Another object of Elizabeth’s prejudice was Mr. Collins, or rather Elizabeth’s close friend Charlotte Lucas who accepted a marriage proposal from him. Being close friends with her Elizabeth considered it unimaginable for Charlotte to marry the pompous and ridiculous Mr. Collins. Just as for Elizabeth it was impossible to accept when she turned down his proposal some time earlier. Elizabeth projected her own feelings for Mr. Collins on Charlotte. How her dear friend could agree to marry such a pitiful and ridiculous person was beyond Elizabeth’s understanding, and she felt that her friend was “disgracing herself” and “sunk in her esteem” and that now “it was impossible for that friend to be tolerably happy in the lot she had chosen” (Austen 141).

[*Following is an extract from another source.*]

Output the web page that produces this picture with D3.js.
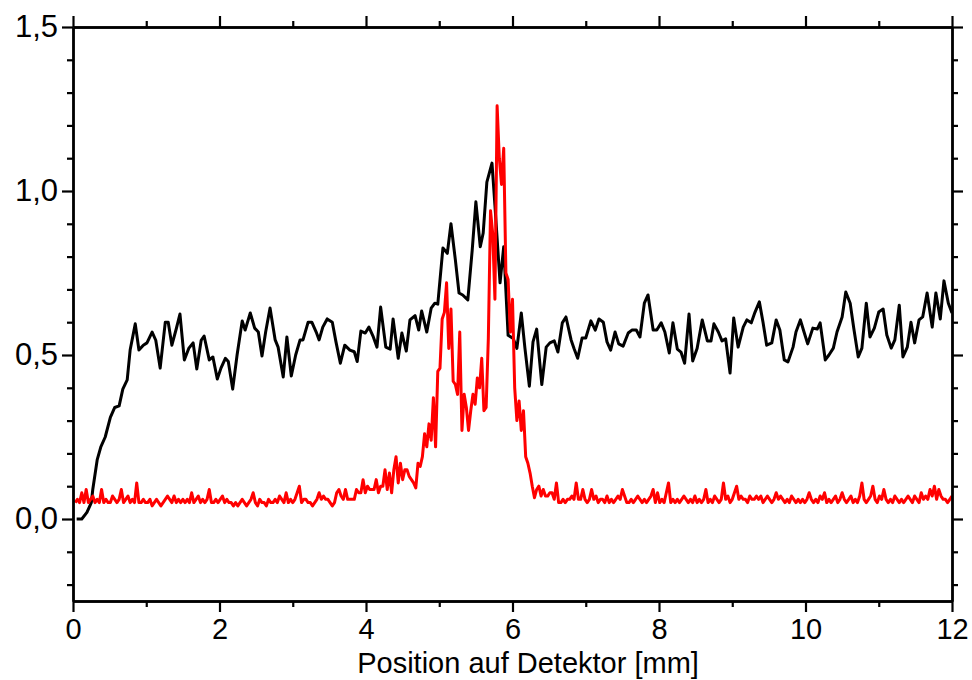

Trying to come to grips with such a mismarriage Elizabeth notes that it had not been for the first time when she misjudged a character. When Elizabeth thinks about these “unaccountable” instances when she turned wrong in her judgment, Jane warns her: “You do not make allowance enough for difference of situation and temper” (Austen 153). It was said regarding the marriage of Mr. Collins and Charlotte, but the same can be applied to all the other cases where Elizabeth was way off the mark in her judgment of characters.
Elizabeth was in thrall to her illusions regarding both Darcy and Wickham. Only the sober voice of Darcy’s logic could have wakened her up. Despite feeling hurt by his low opinion of her family and the overall situation of making a declaration of love and at the same time admitting that her social standing matters, Elizabeth found the strength to reread the letter and to agree to her blindness and preconceived notion against Darcy. Elizabeth could realize that she had some feeling to Darcy, too, only after she recognized that she treated Darcy (and Wickham) on a wrong basis. Behind all these layers of opinions, assumptions, doubting, and ill thinking two people had found love.

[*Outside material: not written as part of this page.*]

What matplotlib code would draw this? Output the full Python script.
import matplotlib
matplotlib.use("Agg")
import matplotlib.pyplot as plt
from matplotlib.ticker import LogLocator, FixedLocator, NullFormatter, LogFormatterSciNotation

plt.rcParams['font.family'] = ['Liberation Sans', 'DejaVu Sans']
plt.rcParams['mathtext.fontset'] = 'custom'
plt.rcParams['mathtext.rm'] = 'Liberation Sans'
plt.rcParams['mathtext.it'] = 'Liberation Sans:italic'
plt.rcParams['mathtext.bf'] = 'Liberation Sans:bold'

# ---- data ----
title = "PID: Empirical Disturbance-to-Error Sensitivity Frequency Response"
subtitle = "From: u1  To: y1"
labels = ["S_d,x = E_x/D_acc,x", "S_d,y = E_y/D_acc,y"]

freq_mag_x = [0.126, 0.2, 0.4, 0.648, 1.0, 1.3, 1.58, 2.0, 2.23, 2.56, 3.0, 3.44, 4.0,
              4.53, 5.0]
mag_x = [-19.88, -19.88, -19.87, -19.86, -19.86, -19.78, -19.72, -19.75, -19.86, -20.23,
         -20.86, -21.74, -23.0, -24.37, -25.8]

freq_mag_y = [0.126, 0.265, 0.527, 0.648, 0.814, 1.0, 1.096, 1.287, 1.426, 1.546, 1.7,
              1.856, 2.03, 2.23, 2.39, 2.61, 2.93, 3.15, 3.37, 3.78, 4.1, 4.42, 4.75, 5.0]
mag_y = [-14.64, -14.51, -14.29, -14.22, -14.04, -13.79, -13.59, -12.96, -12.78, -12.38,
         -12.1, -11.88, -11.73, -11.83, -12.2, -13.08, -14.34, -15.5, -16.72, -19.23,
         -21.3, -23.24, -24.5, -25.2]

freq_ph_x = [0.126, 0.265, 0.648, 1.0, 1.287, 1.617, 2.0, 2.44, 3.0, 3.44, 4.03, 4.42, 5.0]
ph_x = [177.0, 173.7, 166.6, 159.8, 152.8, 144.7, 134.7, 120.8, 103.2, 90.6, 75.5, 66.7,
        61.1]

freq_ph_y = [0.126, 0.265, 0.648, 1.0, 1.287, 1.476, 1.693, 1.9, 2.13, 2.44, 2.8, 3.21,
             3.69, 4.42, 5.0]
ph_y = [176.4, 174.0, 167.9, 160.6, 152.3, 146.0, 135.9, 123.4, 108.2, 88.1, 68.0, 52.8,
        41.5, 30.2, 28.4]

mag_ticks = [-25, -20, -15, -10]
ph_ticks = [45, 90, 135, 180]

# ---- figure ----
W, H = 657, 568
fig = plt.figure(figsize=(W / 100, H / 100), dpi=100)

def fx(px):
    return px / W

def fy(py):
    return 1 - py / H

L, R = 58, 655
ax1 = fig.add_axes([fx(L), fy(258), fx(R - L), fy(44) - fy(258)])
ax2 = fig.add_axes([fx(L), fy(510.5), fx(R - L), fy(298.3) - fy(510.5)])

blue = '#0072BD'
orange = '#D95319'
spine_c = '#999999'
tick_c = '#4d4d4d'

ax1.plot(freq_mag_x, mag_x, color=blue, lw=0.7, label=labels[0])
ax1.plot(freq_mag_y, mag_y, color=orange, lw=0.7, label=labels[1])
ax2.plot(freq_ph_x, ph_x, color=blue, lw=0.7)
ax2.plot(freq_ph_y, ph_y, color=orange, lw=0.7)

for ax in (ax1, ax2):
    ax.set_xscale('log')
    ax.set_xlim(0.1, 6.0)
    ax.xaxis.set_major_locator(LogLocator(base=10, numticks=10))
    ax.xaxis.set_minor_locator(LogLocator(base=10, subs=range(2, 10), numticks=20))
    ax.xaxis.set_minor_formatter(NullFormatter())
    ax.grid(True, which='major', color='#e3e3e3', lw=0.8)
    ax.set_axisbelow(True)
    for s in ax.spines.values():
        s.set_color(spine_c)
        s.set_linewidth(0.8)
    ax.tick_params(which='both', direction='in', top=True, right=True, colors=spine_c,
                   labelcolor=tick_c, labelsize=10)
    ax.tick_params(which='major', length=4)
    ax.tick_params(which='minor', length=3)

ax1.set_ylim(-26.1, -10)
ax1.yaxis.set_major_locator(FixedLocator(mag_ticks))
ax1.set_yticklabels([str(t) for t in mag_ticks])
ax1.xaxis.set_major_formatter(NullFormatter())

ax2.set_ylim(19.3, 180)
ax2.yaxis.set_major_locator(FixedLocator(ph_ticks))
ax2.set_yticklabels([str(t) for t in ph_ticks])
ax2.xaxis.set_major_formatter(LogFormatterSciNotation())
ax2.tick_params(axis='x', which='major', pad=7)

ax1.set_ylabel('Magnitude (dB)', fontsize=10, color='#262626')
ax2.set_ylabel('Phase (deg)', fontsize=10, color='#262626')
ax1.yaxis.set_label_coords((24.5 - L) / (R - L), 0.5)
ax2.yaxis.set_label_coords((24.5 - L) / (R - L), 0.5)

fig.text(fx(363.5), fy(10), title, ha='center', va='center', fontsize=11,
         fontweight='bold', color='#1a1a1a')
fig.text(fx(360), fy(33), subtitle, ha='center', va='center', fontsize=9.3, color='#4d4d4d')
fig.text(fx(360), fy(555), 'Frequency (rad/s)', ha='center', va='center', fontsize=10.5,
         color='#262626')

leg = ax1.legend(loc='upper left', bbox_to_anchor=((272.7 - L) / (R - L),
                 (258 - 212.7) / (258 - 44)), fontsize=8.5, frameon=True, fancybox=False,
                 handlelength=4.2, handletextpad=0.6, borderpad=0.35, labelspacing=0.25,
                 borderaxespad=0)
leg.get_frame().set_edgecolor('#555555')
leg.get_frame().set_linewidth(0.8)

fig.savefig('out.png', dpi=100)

Elizabeth was caught in a trap of her high opinion of her intellectual abilities. Being a sensible person who always followed her sound judgment and rational way of thinking, Elizabeth did not notice that she was carried away by her emotions and that her opinions were influenced by them. Unlike her, Darcy proved through his letter that he was capable of “impartial conviction” (Austen 220). Therefore, it is possible even for judgmental and prejudiced people to put aside their premade opinions and try to think partially.
In general, I agree with Dereciewicz that the overall message of Austen’s Pride and Prejudice is to give more credit to logic. However, I am not confident that this is a universal truth for everybody. For example, Mr. Collins could use a bit of instincts and intuition. The scene of his proposal to Elizabeth is simply idiotic when upon receiving all kinds of rejections from Elizabeth he continued to repeat that according to his acquired knowledge that was the way for “elegant females” to encourage a suitor (Austen 122). Another example is the less sensible part of the Bennets. The reader sees that Lydia, Kitty, and Mrs. Bennet thrive on emotions only. On the example of Lydia, the reader sees a person who thinks only of entertaining and her own pleasures, never remembering to use her sense and logic and think what her actions bring to her family.
Personally I believe in maintaining balance; the balance of common good and personal good, of ego and society, of mind and heart. Probably, that was the conclusion to which Jane Austin arrived in 1797 when she was as young as 22 years old and when she was writing Pride and Prejudice.